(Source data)
▽

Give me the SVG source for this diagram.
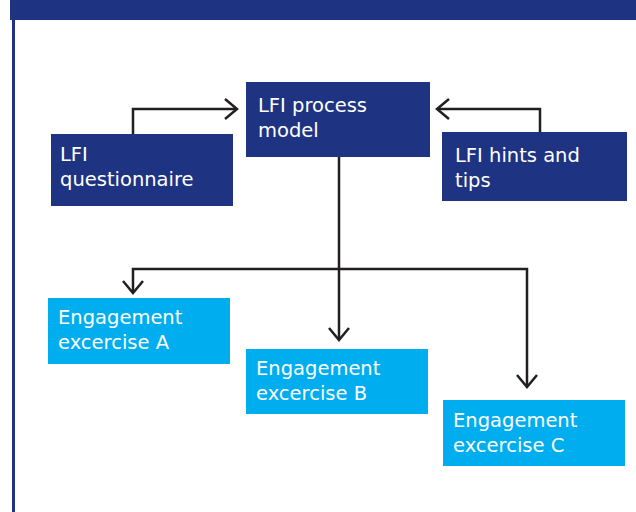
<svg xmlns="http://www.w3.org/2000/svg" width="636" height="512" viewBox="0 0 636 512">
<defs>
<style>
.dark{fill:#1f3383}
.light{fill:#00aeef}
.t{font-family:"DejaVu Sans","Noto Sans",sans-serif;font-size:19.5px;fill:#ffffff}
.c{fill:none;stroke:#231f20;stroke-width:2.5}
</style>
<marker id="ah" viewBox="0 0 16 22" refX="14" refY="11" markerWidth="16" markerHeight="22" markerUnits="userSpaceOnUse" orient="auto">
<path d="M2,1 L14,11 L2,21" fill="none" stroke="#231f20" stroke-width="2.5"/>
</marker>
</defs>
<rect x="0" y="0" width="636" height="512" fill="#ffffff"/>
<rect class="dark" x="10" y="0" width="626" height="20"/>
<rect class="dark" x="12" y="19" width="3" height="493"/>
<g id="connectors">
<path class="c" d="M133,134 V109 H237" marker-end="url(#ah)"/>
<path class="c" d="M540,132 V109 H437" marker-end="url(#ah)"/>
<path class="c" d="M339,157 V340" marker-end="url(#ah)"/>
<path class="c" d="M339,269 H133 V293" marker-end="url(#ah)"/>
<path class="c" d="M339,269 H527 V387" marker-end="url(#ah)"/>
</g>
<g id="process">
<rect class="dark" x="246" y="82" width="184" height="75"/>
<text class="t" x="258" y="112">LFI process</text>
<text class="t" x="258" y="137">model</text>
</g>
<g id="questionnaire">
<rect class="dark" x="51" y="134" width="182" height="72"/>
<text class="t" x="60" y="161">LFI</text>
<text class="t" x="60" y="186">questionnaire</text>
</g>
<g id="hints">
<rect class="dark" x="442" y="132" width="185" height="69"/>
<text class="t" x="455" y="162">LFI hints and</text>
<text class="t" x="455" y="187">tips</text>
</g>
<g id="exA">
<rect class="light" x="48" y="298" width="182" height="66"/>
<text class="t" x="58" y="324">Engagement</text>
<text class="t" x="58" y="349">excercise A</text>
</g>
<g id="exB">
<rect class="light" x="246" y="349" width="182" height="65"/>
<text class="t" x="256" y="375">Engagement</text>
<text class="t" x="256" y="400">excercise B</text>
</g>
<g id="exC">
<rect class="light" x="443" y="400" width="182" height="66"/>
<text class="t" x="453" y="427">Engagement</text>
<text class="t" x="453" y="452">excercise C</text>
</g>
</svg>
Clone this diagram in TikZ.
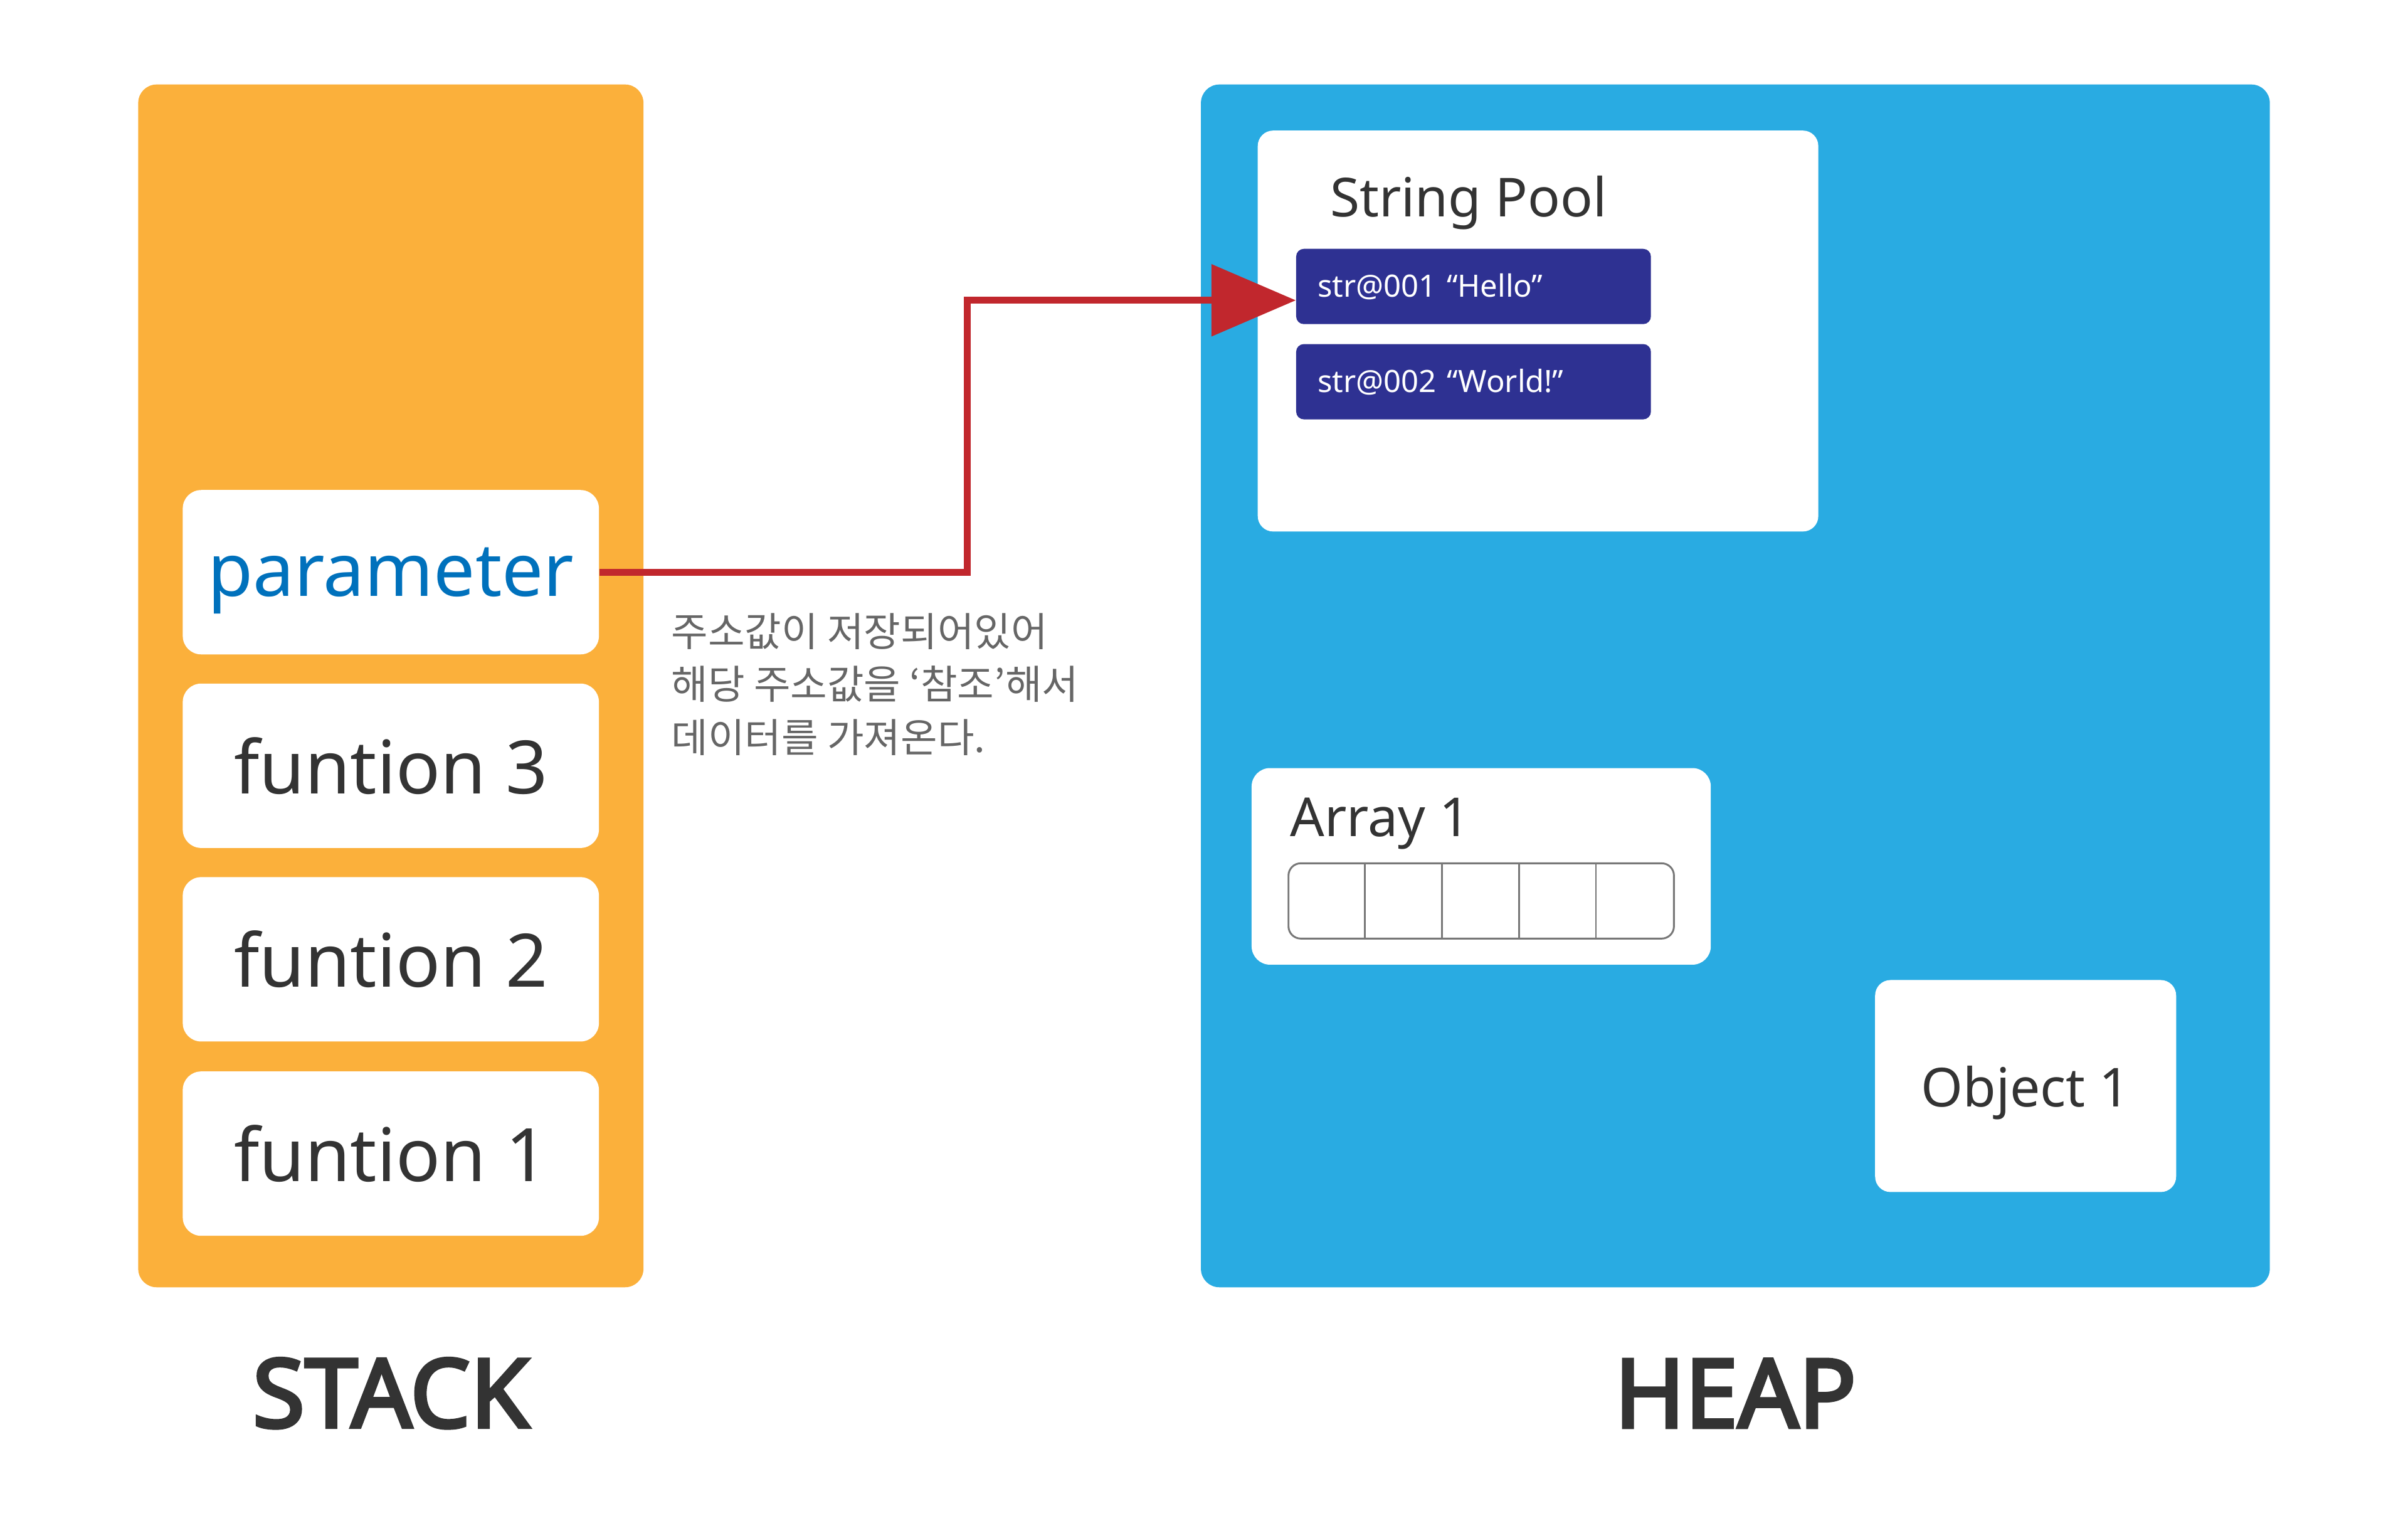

△

■ SHORT EXERCISE:
From the material above, copy everything exactly but the pictures.

■ OUTPUT FOR THIS EXERCISE:
Give me the SVG source for this diagram.
<svg xmlns="http://www.w3.org/2000/svg" width="636" height="512" viewBox="0 0 636 512">
<defs>
<style>
.dark{fill:#1f3383}
.light{fill:#00aeef}
.t{font-family:"DejaVu Sans","Noto Sans",sans-serif;font-size:19.5px;fill:#ffffff}
.c{fill:none;stroke:#231f20;stroke-width:2.5}
</style>
<marker id="ah" viewBox="0 0 16 22" refX="14" refY="11" markerWidth="16" markerHeight="22" markerUnits="userSpaceOnUse" orient="auto">
<path d="M2,1 L14,11 L2,21" fill="none" stroke="#231f20" stroke-width="2.5"/>
</marker>
</defs>
<rect x="0" y="0" width="636" height="512" fill="#ffffff"/>
<rect class="dark" x="10" y="0" width="626" height="20"/>
<rect class="dark" x="12" y="19" width="3" height="493"/>
<g id="connectors">
<path class="c" d="M133,134 V109 H237" marker-end="url(#ah)"/>
<path class="c" d="M540,132 V109 H437" marker-end="url(#ah)"/>
<path class="c" d="M339,157 V340" marker-end="url(#ah)"/>
<path class="c" d="M339,269 H133 V293" marker-end="url(#ah)"/>
<path class="c" d="M339,269 H527 V387" marker-end="url(#ah)"/>
</g>
<g id="process">
<rect class="dark" x="246" y="82" width="184" height="75"/>
<text class="t" x="258" y="112">LFI process</text>
<text class="t" x="258" y="137">model</text>
</g>
<g id="questionnaire">
<rect class="dark" x="51" y="134" width="182" height="72"/>
<text class="t" x="60" y="161">LFI</text>
<text class="t" x="60" y="186">questionnaire</text>
</g>
<g id="hints">
<rect class="dark" x="442" y="132" width="185" height="69"/>
<text class="t" x="455" y="162">LFI hints and</text>
<text class="t" x="455" y="187">tips</text>
</g>
<g id="exA">
<rect class="light" x="48" y="298" width="182" height="66"/>
<text class="t" x="58" y="324">Engagement</text>
<text class="t" x="58" y="349">excercise A</text>
</g>
<g id="exB">
<rect class="light" x="246" y="349" width="182" height="65"/>
<text class="t" x="256" y="375">Engagement</text>
<text class="t" x="256" y="400">excercise B</text>
</g>
<g id="exC">
<rect class="light" x="443" y="400" width="182" height="66"/>
<text class="t" x="453" y="427">Engagement</text>
<text class="t" x="453" y="452">excercise C</text>
</g>
</svg>
Clone this diagram in TikZ.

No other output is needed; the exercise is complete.